Load Balancing — Trivia & Interesting Facts¶

Surprising, historical, and little-known facts about load balancing technology and operations.

Round-robin DNS was the Internet's first "load balancer"¶

Before dedicated load balancers existed, the only way to distribute traffic was round-robin DNS — returning multiple A records for a domain and relying on clients to pick one. This was how early high-traffic websites (including the original Yahoo!) distributed load. The approach had no health checking, no session persistence, and relied on DNS TTLs for failover. It was terrible, but it was free and it worked well enough.

The F5 BIG-IP became a billion-dollar product because HTTP was too complex for routers¶

In the late 1990s, F5 Networks realized that Layer 4 load balancing (distributing TCP connections) wasn't enough — you needed to inspect HTTP headers, manage cookies, and terminate SSL to make intelligent routing decisions. The BIG-IP's ability to do Layer 7 load balancing, SSL offloading, and cookie-based persistence made it the dominant hardware load balancer for 15 years and spawned a cottage industry of iRules scripting.
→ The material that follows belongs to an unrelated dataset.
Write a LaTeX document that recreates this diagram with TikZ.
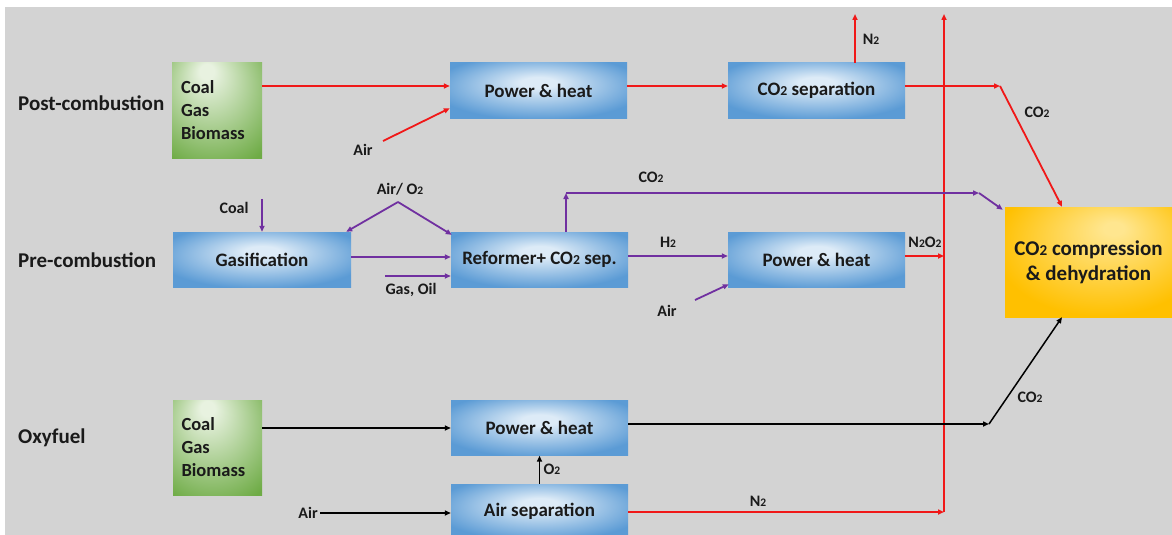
\documentclass[tikz,border=0pt]{standalone}
\usepackage{fontspec}
\setmainfont{Carlito}
\usetikzlibrary{arrows.meta,calc}
\definecolor{bg}{HTML}{D3D3D3}
\definecolor{bluel}{HTML}{DDEBF7}
\definecolor{blued}{HTML}{5B9BD5}
\definecolor{greenl}{HTML}{E8F2E0}
\definecolor{greend}{HTML}{6EAB45}
\definecolor{yell}{HTML}{FFE68F}
\definecolor{yeld}{HTML}{FFC000}
\definecolor{myred}{HTML}{F01818}
\definecolor{mypurple}{HTML}{7030A0}
\definecolor{txt}{HTML}{1A1A1A}
\pgfdeclareradialshading{blueshade}{\pgfpoint{0bp}{8bp}}{color(0bp)=(bluel); color(5bp)=(bluel); color(30bp)=(blued); color(50bp)=(blued)}
\pgfdeclareradialshading{greenshade}{\pgfpoint{-6bp}{22bp}}{color(0bp)=(greenl); color(4bp)=(greenl); color(40bp)=(greend); color(60bp)=(greend)}
\pgfdeclareradialshading{yelshade}{\pgfpoint{8bp}{16bp}}{color(0bp)=(yell); color(3bp)=(yell); color(32bp)=(yeld); color(60bp)=(yeld)}
\newcommand\tw{\scalebox{0.72}{2}}
\begin{document}
\begin{tikzpicture}[x=1pt,y=-1pt,
  box/.style={shading=blueshade, minimum width=177pt, minimum height=55pt, inner sep=0pt,
    font=\bfseries\fontsize{19}{22}\selectfont, text=txt},
  gbox/.style={shading=greenshade, minimum width=90pt, minimum height=95pt, inner sep=0pt,
    align=left, text width=72pt, font=\bfseries\fontsize{18.5}{23}\selectfont, text=txt},
  ybox/.style={shading=yelshade, minimum width=167pt, minimum height=110pt, inner sep=0pt,
    align=center, font=\bfseries\fontsize{21}{25}\selectfont, text=txt},
  rowlab/.style={anchor=west, inner sep=0pt, font=\bfseries\fontsize{21}{24}\selectfont, text=txt},
  lab/.style={inner sep=0pt, font=\bfseries\fontsize{16}{18}\selectfont, text=txt},
  tip/.style={-{Triangle[length=6pt,width=5pt]}},
  redarr/.style={tip, draw=myred, line width=1.8pt},
  purarr/.style={tip, draw=mypurple, line width=1.8pt},
  blkarr/.style={tip, draw=black, line width=1.5pt}
]
\fill[white] (0,0) rectangle (1172,535);
\fill[bg] (5,7) rectangle (1172,535);
\useasboundingbox (0,0) rectangle (1172,535);

% row labels
\node[rowlab] (lpost) at (18,103) {Post-combustion};
\node[rowlab] (lpre) at (18,260) {Pre-combustion};
\node[rowlab] (loxy) at (18,438) {Oxyfuel};

% boxes
\node[gbox] (g1) at (217,110.5) {Coal\\Gas\\Biomass};
\node[box] (ph1) at (538.5,90.5) {Power \& heat};
\node[box] (cs) at (816.5,90.5) {CO\tw{} separation};
\node[box, minimum width=178pt] (gas) at (262,259.5) {Gasification};
\node[box] (ref) at (539.5,259.5) {Reformer+ CO\tw{} sep.};
\node[box] (ph2) at (816.5,259.5) {Power \& heat};
\node[ybox] (yel) at (1088.5,262) {CO\tw{} compression\\\& dehydration};
\node[gbox, minimum width=89pt] (g2) at (217.5,447.5) {Coal\\Gas\\Biomass};
\node[box] (ph3) at (539.5,428) {Power \& heat};
\node[box] (as) at (539.5,511.5) {Air separation};

% free-end coordinates
\coordinate (n2top) at (855,14);
\coordinate (vtop) at (944,14);
\coordinate (vmid) at (944,256);
\coordinate (vbot) at (944,512);
\coordinate (k1) at (1000,86);
\coordinate (apex) at (398,202);
\coordinate (gasoil) at (385,276);
\coordinate (c1) at (566,193);
\coordinate (c2) at (979,193);
\coordinate (a2) at (695,300);
\coordinate (a1) at (383,141);
\coordinate (k3) at (989,424);

% labels
\node[lab] (air1) at (363,150) {Air};
\node[lab] (n2a) at (871,39) {N\tw};
\node[lab] (co2a) at (1037,112) {CO\tw};
\node[lab] (coal) at (234,208) {Coal};
\node[lab] (airo2) at (400,189) {Air/ O\tw};
\node[lab] (gasoill) at (411,290) {Gas, Oil};
\node[lab] (co2b) at (651,177) {CO\tw};
\node[lab] (h2) at (668,242) {H\tw};
\node[lab] (air2) at (667,311) {Air};
\node[lab] (n2o2) at (925,242) {N\tw{}O\tw};
\node[lab] (co2c) at (1030,397) {CO\tw};
\node[lab] (o2) at (552,469) {O\tw};
\node[lab, anchor=east] (air3) at (318,513) {Air};
\node[lab] (n2b) at (758,501) {N\tw};

% post-combustion
\draw[redarr] ($(g1.east)+(0,-24.5)$) -- ($(ph1.west)+(0,-4.5)$);
\draw[redarr] (a1) -- ($(ph1.south west)+(0,-10)$);
\draw[redarr] ($(ph1.east)+(0,-4.5)$) -- ($(cs.west)+(0,-4.5)$);
\draw[redarr] (cs.north -| n2top) -- (n2top);
\draw[redarr] ($(cs.east)+(0,-4.5)$) -- (k1);
\draw[redarr] (k1) -- ($(yel.north)+(-26.5,0)$);
\draw[redarr] (vbot) -- (vtop);

% pre-combustion
\draw[purarr] ($(gas.north)+(0,-33)$) -- (gas.north);
\draw[purarr] (apex) -- ($(gas.north east)+(-5,0)$);
\draw[purarr] (apex) -- ($(ref.north west)+(1,3)$);
\draw[purarr] ($(gas.east)+(0,-2.5)$) -- ($(ref.west)+(0,-2.5)$);
\draw[purarr] (gasoil) -- (ref.west |- gasoil);
\draw[purarr] (ref.north -| c1) -- (c1);
\draw[purarr] (c1) -- (c2);
\draw[purarr] (c2) -- ($(yel.north west)+(-2,3)$);
\draw[purarr] ($(ref.east)+(0,-3.5)$) -- ($(ph2.west)+(0,-3.5)$);
\draw[purarr] (a2) -- ($(ph2.south west)+(1,-3)$);
\draw[redarr] ($(ph2.east)+(0,-3.5)$) -- (vmid);

% oxyfuel
\draw[blkarr] (g2.east |- ph3.west) -- (ph3.west);
\draw[blkarr] ($(ph3.east)+(0,-4)$) -- (k3);
\draw[blkarr] (k3) -- ($(yel.south)+(-26.5,0)$);
\draw[blkarr] (as.north) -- (ph3.south);
\draw[blkarr] ([xshift=2pt]air3.east) -- (air3.east -| as.west);
\draw[redarr] (as.east |- vbot) -- (vbot);
\end{tikzpicture}
\end{document}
Consistent hashing was invented at MIT for web caching, not load balancing¶

David Karger introduced consistent hashing in 1997 to solve the problem of distributed web caches (where adding or removing a cache server would invalidate almost every cached object). The algorithm ensures that adding a server only remaps ~1/n of the keys. It was later adopted for load balancing (and powers systems like Amazon DynamoDB and memcached ring). Maglev, Google's load balancer, uses a variation that provides better distribution than basic consistent hashing.

The "power of two random choices" is surprisingly close to optimal¶

The "power of two choices" algorithm — pick two random backend servers and send the request to the one with fewer connections — provides exponential improvement over simple random selection. With pure random, the most loaded server has O(log n / log log n) extra connections; with two choices, it drops to O(log log n). This algorithm, described by Michael Mitzenmacher in 2001, is used in Envoy, nginx, and HAProxy because it delivers near-optimal distribution with minimal state.

Health checks that are too aggressive can cause cascading failures¶

If a load balancer's health check interval is too short and threshold too low (e.g., 1-second checks, fail after 2 misses), a brief CPU spike on a backend can cause it to miss two checks and get removed. The remaining backends get more traffic, become slower, start failing health checks themselves, and the cascade continues until every backend is marked unhealthy. This "thundering herd of health checks" pattern has caused many major outages.

DSR (Direct Server Return) makes the load balancer invisible on the return path¶

In DSR mode, the load balancer handles only incoming traffic — the backend servers respond directly to the client, bypassing the load balancer entirely. This reduces the load balancer's bandwidth requirements by 90%+ (since responses are typically much larger than requests). DSR was critical in the pre-cloud era when hardware load balancers were bandwidth-limited, and it's still used for high-throughput services like video streaming.

Kubernetes Services use iptables rules, and this doesn't scale¶

The default Kubernetes kube-proxy implementation creates iptables rules for every Service endpoint. For a cluster with 5,000 Services and 10 endpoints each, this means 50,000+ iptables rules that are evaluated linearly for every packet. At scale, iptables rule updates can take seconds and cause traffic disruption. This scaling problem drove the development of IPVS mode (kernel-level L4 load balancer) and eBPF-based alternatives like Cilium.

The "sticky sessions" antipattern is still everywhere¶

Session affinity (sending the same user to the same backend) was essential when applications stored session state in server memory. Modern best practice is stateless backends with external session storage (Redis, database), but sticky sessions persist in production because migrating session state is hard. Every load balancer still supports cookie-based and source-IP-based affinity, and disabling it almost always breaks something the first time.

Global server load balancing (GSLB) is just fancy DNS¶

Despite its impressive name, GSLB typically works by returning different DNS answers based on the client's geographic location, server health, and current load. There is nothing magical about it — it's DNS-based traffic steering with health checks. This means GSLB inherits all of DNS's limitations: TTL caching, resolver behavior, and the inability to redirect mid-session. True anycast-based global load balancing (as used by Cloudflare and Google) is fundamentally different and doesn't rely on DNS steering.

The "thundering herd" problem at startup has a name: cold start¶

When a backend server first joins a load balancer pool, it has empty caches, cold JIT compilers, and uninitialized connection pools. Sending it an equal share of traffic immediately can overwhelm it. Slow start (gradually ramping up traffic to new backends) was added to most load balancers specifically for this reason. HAProxy, Envoy, and AWS ALB all support slow start, but many operators don't enable it because they don't know it exists.